5. Terminology glossary

A glossary (docs/i18n/glossary.md, §8.2) maps each canonical term to its zh-Hans and ja rendering, including explicit "keep in English" entries for established technical terms (free list, RAII, Pimpl, O(1), …) so translators are consistent and don't over-translate terms of art.

Alternatives Considered

  • A SaaS translation platform (Crowdin / Transifex / Weblate). Rejected: it introduces the project's first dependency on an external service in the docs pipeline, against the spec §3.3 philosophy, and is heavy machinery for a two-language, file-based didactic doc set. File-based Markdown on GitHub renders directly and needs nothing.
  • Localize everything, including ADRs / CHANGELOG / ROADMAP. Rejected: ADRs are immutable (a translation can never be re-synced), and the ledger/roadmap churn every release, so their translations would be perpetually stale — the opposite of a trustworthy normative record. The English-working-language rule (AGENTS.md §2) already covers the contract docs.
  • gettext / .po catalogues. Rejected: designed for short UI strings, not long-form prose; adds a tooling dependency and an extraction/merge build step for no benefit over per-page Markdown.
  • One big bilingual file per page (side-by-side English + translation). Rejected: doubles the churn of every English edit, is hard to read, and defeats the 1:1 staleness tracking.
  • A branch (or fork) per language.
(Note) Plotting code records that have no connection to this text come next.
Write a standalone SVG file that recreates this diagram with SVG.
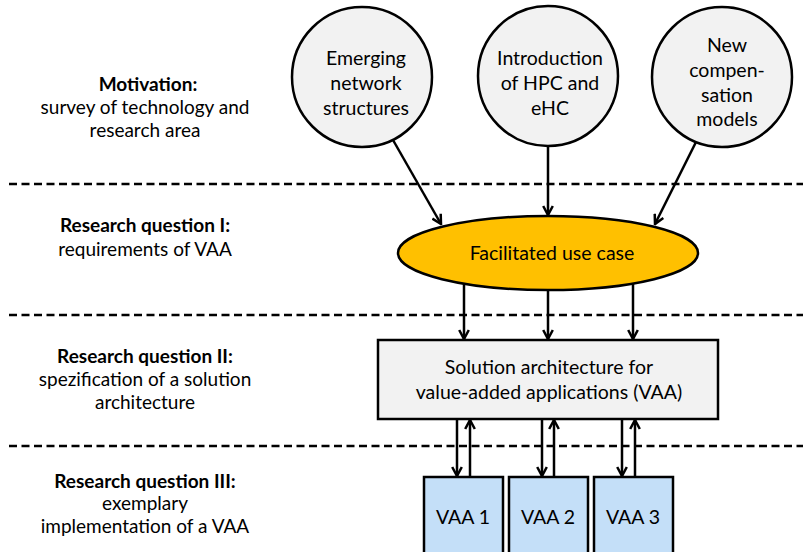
<svg xmlns="http://www.w3.org/2000/svg" width="803" height="552" viewBox="0 0 803 552">
<style>
text{font-family:Lato,"Open Sans",sans-serif;fill:#000}
.n{font-size:19.5px;text-anchor:middle}
.l{font-size:19px;text-anchor:middle}
.b{font-weight:bold}
.sep{stroke:#000;stroke-width:2.5;stroke-dasharray:8 4.5;fill:none}
.c{stroke:#000;stroke-width:2.5;fill:none;marker-end:url(#ah)}
</style>
<defs>
<marker id="ah" viewBox="0 0 12 12" refX="10.5" refY="6" markerWidth="12" markerHeight="12" markerUnits="userSpaceOnUse" orient="auto">
<path d="M1.5,1.2 L10.5,6 L1.5,10.8" fill="none" stroke="#000" stroke-width="2.5"/>
</marker>
</defs>
<rect width="803" height="552" fill="#fff"/>
<g id="separators">
<line class="sep" x1="9" y1="184" x2="803" y2="184"/>
<line class="sep" x1="9" y1="315" x2="803" y2="315"/>
<line class="sep" x1="9" y1="446" x2="803" y2="446"/>
</g>
<g id="labels">
<text class="l"><tspan class="b" x="148" y="91">Motivation:</tspan><tspan x="145" y="114">survey of technology and</tspan><tspan x="145" y="137">research area</tspan></text>
<text class="l"><tspan class="b" x="145" y="232">Research question I:</tspan><tspan x="145" y="256">requirements of VAA</tspan></text>
<text class="l"><tspan class="b" x="145" y="363">Research question II:</tspan><tspan x="145" y="386">spezification of a solution</tspan><tspan x="145" y="409">architecture</tspan></text>
<text class="l"><tspan class="b" x="145" y="488">Research question III:</tspan><tspan x="145" y="510">exemplary</tspan><tspan x="145" y="533">implementation of a VAA</tspan></text>
</g>
<g id="connectors">
<line class="c" x1="393" y1="140" x2="441" y2="224"/>
<line class="c" x1="548" y1="147" x2="548" y2="215"/>
<line class="c" x1="697" y1="140" x2="655" y2="224"/>
<line class="c" x1="464" y1="284" x2="464" y2="339"/>
<line class="c" x1="548" y1="290" x2="548" y2="339"/>
<line class="c" x1="633" y1="284" x2="633" y2="339"/>
<line class="c" x1="457" y1="420" x2="457" y2="476"/>
<line class="c" x1="470" y1="476" x2="470" y2="420"/>
<line class="c" x1="542" y1="420" x2="542" y2="476"/>
<line class="c" x1="554" y1="476" x2="554" y2="420"/>
<line class="c" x1="622" y1="420" x2="622" y2="476"/>
<line class="c" x1="635" y1="476" x2="635" y2="420"/>
</g>
<g id="n-emerging">
<circle cx="362" cy="77" r="70" fill="#f2f2f2" stroke="#000" stroke-width="2.5"/>
<text class="n"><tspan x="366" y="65">Emerging</tspan><tspan x="366" y="90">network</tspan><tspan x="366" y="115">structures</tspan></text>
</g>
<g id="n-hpc">
<circle cx="548" cy="76" r="70" fill="#f2f2f2" stroke="#000" stroke-width="2.5"/>
<text class="n"><tspan x="550" y="65">Introduction</tspan><tspan x="550" y="90">of HPC and</tspan><tspan x="550" y="115">eHC</tspan></text>
</g>
<g id="n-comp">
<circle cx="722" cy="77" r="70" fill="#f2f2f2" stroke="#000" stroke-width="2.5"/>
<text class="n"><tspan x="727" y="52">New</tspan><tspan x="727" y="77">compen-</tspan><tspan x="727" y="102">sation</tspan><tspan x="727" y="126">models</tspan></text>
</g>
<g id="n-usecase">
<ellipse cx="548" cy="253" rx="150" ry="37" fill="#ffc000" stroke="#000" stroke-width="2.5"/>
<text class="n" x="552" y="260">Facilitated use case</text>
</g>
<g id="n-arch">
<rect x="378" y="340" width="340" height="79" fill="#f2f2f2" stroke="#000" stroke-width="2.5"/>
<text class="n"><tspan x="549" y="374">Solution architecture for</tspan><tspan x="549" y="399">value-added applications (VAA)</tspan></text>
</g>
<g id="n-vaa1">
<rect x="424" y="477" width="79" height="80" fill="#c4dff8" stroke="#000" stroke-width="2.5"/>
<text class="n" x="463" y="524">VAA 1</text>
</g>
<g id="n-vaa2">
<rect x="509" y="477" width="79" height="80" fill="#c4dff8" stroke="#000" stroke-width="2.5"/>
<text class="n" x="548" y="524">VAA 2</text>
</g>
<g id="n-vaa3">
<rect x="594" y="477" width="79" height="80" fill="#c4dff8" stroke="#000" stroke-width="2.5"/>
<text class="n" x="633" y="524">VAA 3</text>
</g>
</svg>
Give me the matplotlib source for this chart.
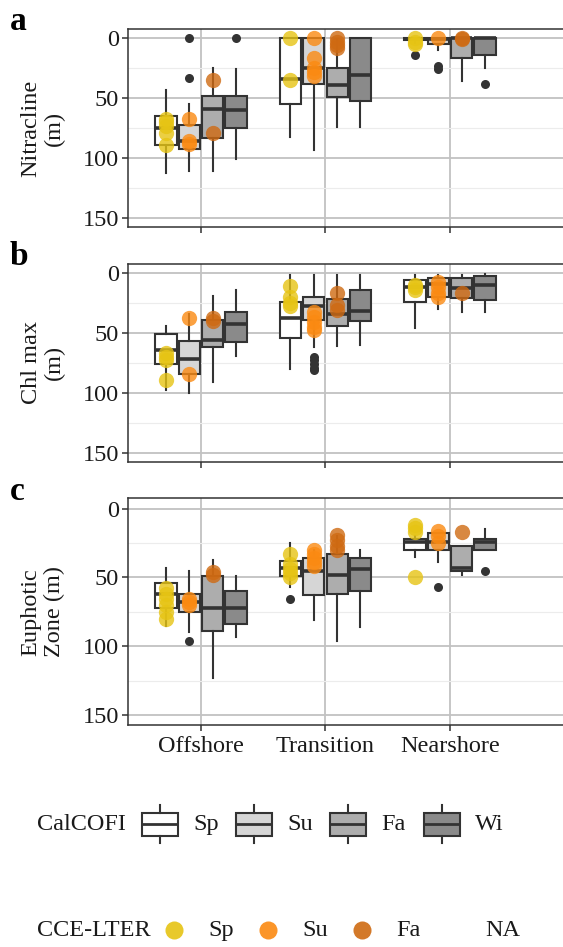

Rejected: merge-conflict treadmill, no single browsable tree, and translations drift from master invisibly.
  • No manifest — track staleness by convention. Rejected: "translation silently lags source" is the dominant failure mode; without a commit-pinned manifest the §8.6 lint cannot detect it, and the system degrades to untrustworthy stale pages.

Consequences

Positive

  • One settled shape for every later i18n item: §8.2 scaffolds it, §8.3/§8.4 fill it, §8.6 enforces it.
  • English stays the single source of truth; translations are clearly a convenience layer with an explicit fallback, so a missing/stale page never misleads.
  • Staleness is a machine-checkable fact (manifest + §8.6 lint), not a reader's gamble.
  • Zero external dependencies — consistent with the whole project; GitHub renders the translated Markdown with no toolchain.
  • The translatable surface is bounded (four English areas), so the per-release translation burden is predictable.

Negative / limitations

  • Translations are maintained by hand and must be re-synced when their English source changes; the manifest makes the lag visible but does not fix it. The per-release maintenance step is real (and is part of what the §8.5 maintenance protocol will codify).
  • Contributors editing a localized English page should expect to mark its translations stale in the manifest (or the §8.6 lint will flag it) — a small new obligation, surfaced via §8.7.
  • Two languages now; adding a third is cheap structurally (a new <lang>/ tree + manifest column) but multiplies the translation-maintenance work.

Documentation updates landing in the same PR as this ADR

The scaffold itself (docs/i18n/README.md, the <lang>/ trees, translation-status.md, glossary.md) is §8.2, not this PR — this ADR is the decision; §8.2 is the implementation.

References

  • ADR-0013 — the Doxygen/Markdown split; i18n localizes a subset of the Markdown narrative only.
  • AGENTS.md §2 — English as the working language for on-disk artifacts.
  • docs/specs/01_spec_cpp_memory_pool.md §3.3 — the zero-external-dependency philosophy.
  • ROADMAP §8.1–§8.7 — the milestone this ADR opens.
  • BCP 47 language tags — zh-Hans, ja.